Eu, guri ainda, ficava sempre na volta para “ouvir” as cartas, e ficava imaginando como seriam os primos e tios que nunca conhecera e que moravam lá pros lados de Curitiba.
Já crescido, eu passei a ser o canetinha do seu “Bide”. Além do nariz de cera todo torneado, as missivas terminavam com um “que Deus o abençoe em sua graça e até que nos encontremos novamente, lhe dê saúde e paz!”.
Por muitos e muitos anos, quando eu escrevia minhas próprias cartas, não sabia, não conseguia — acho que não queria mesmo — começá-las e terminá-las de outra forma.
Tem certas coisas que se tornam atávicas na vida da gente. Talvez, esse malabarismo com as palavras, ditadas pelo meu velho pai, tenha me influenciado a ser jornalista e a viver delas, as palavras.

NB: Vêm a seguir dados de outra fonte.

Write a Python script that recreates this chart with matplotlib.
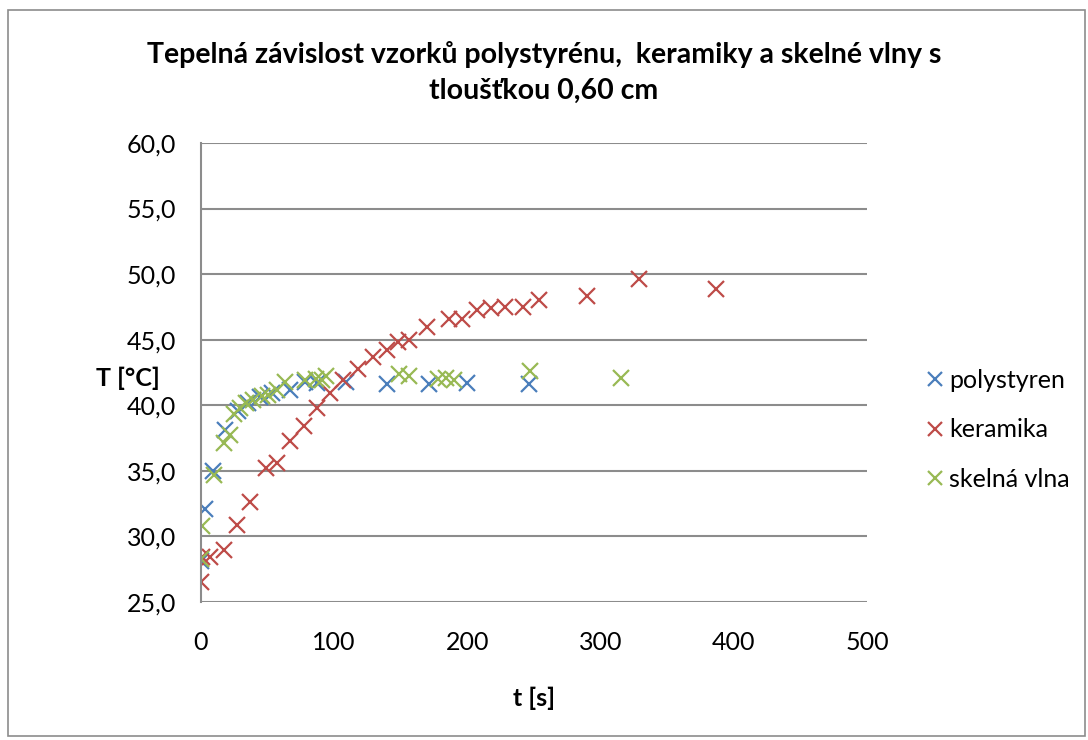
import matplotlib
matplotlib.use("Agg")
import matplotlib.pyplot as plt
from matplotlib.patches import Rectangle
from matplotlib.ticker import FuncFormatter

plt.rcParams["font.family"] = ["Lato", "DejaVu Sans"]

# values
t_poly = [0, 3, 9, 18, 28, 35, 44, 53, 67, 78, 87, 109, 140, 171, 200, 246]
T_poly = [28.1, 32.1, 35.0, 38.1, 39.6, 40.2, 40.6, 40.9, 41.2, 41.8, 41.7, 41.8, 41.6, 41.6, 41.7, 41.6]

t_ker = [0, 1, 7, 17, 27, 37, 49, 57, 67, 77, 87, 97, 107, 118, 129, 140, 148, 156,
         170, 186, 196, 207, 218, 228, 242, 254, 290, 329, 387]
T_ker = [26.5, 28.4, 28.4, 29.0, 30.9, 32.6, 35.2, 35.6, 37.3, 38.4, 39.8, 40.9, 41.9, 42.8,
         43.7, 44.2, 44.8, 45.0, 46.0, 46.6, 46.6, 47.3, 47.4, 47.5, 47.5, 48.0, 48.3, 49.6, 48.9]

t_glass = [0, 1, 10, 17, 22, 25, 29, 34, 39, 46, 50, 57, 63, 78, 86, 91, 94,
           149, 156, 178, 184, 190, 247, 315]
T_glass = [28.3, 30.8, 34.7, 37.1, 37.7, 39.3, 39.8, 40.2, 40.4, 40.7, 40.8, 41.2, 41.8,
           41.9, 42.0, 41.9, 42.2, 42.4, 42.2, 42.0, 42.1, 41.9, 42.6, 42.1]

series = [
    ("polystyren", t_poly, T_poly, "#4A7EBB"),
    ("keramika", t_ker, T_ker, "#BE4B48"),
    ("skelná vlna", t_glass, T_glass, "#98B954"),
]

fig = plt.figure(figsize=(10.88, 7.40), dpi=100)
fig.patches.append(Rectangle((0.007, 0.006), 0.99, 0.98, transform=fig.transFigure,
                             fill=False, edgecolor="#8c8c8c", linewidth=1.2))

ax = fig.add_axes([0.1847, 0.1865, 0.6122, 0.6203])

for name, t, T, col in series:
    ax.plot(t, T, linestyle="none", marker="x", markersize=11,
            markeredgewidth=1.6, color=col, label=name)

ax.set_xlim(0, 500)
ax.set_ylim(25, 60)
ax.set_xticks(range(0, 501, 100))
ax.set_yticks(range(25, 61, 5))
ax.yaxis.set_major_formatter(FuncFormatter(lambda v, p: f"{v:.1f}".replace(".", ",")))
ax.tick_params(axis="y", length=0, labelsize=18, pad=18)
ax.tick_params(axis="x", length=0, labelsize=18, pad=21)
ax.grid(axis="y", color="#8c8c8c", linewidth=1.5)
ax.set_axisbelow(True)
for s in ["top", "right", "bottom"]:
    ax.spines[s].set_visible(False)
ax.spines["left"].set_color("#8c8c8c")
ax.spines["left"].set_linewidth(1.5)

ax.set_xlabel("t [s]", fontsize=18, fontweight="bold")
ax.xaxis.set_label_coords(0.5, -0.185)
ax.set_ylabel("T [°C]", fontsize=18, fontweight="bold", rotation=0, va="center")
ax.yaxis.set_label_coords(-0.11, 0.488)

fig.suptitle("Tepelná závislost vzorků polystyrénu,  keramiky a skelné vlny s\ntloušťkou 0,60 cm",
             fontsize=20.5, fontweight="bold", y=0.945, linespacing=1.5)

ax.legend(loc="center left", bbox_to_anchor=(1.05, 0.375), frameon=False, fontsize=18,
          handletextpad=0.05, labelspacing=1.05, handlelength=1.0, markerscale=0.95)

fig.savefig("out.png", dpi=100)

Já há algum tempo não escrevo cartas — quem ainda as escreve? — mas guardo um respeito quase solene com a palavra escrita, como se elas fossem, talvez sejam, uma forma mais sublime de nos comunicarmos com as pessoas, com o mundo, com a história.
Entre os muitos hobbies que tenho, eu coleciono coisas antigas. Gosto muito de cartões postais, com dedicatórias e pequenas histórias condensadas nas poucas linhas de seus versos. Esses cartões eram remetidos sem envelopes, portanto tudo que era escrito estava sujeito à indiscrição do carteiro, do porteiro e de tantos quantos manuseassem o dito até que chegasse ao seu destino. Isso, no entanto, não impedia confidências, elucubrações e mesmo juras de amor.
Um dos que mais gosto é datado de 24 de abril de 1906. Comprei numa daquelas banquinhas às margens do Sena, na Rive Gauche, em Paris. No dia de seu aniversário Louis Gambert escreve, de Paris, para sua irmã Melle Heléne, que mora a cerca de 300 km, na pequena Mouaville, que hoje tem apenas 109 habitantes, imaginem há mais de um século! Louis conta que ainda sente dor na perna e que, por isso, ainda não voltou ao trabalho, mas que neste dia, que seria sua festa, longe de todos, a dor que mais sente é da saudade de sua irmã e queridos. Uma declaração de amor e saudade que atravessou mais de cem anos e agora chega até vocês.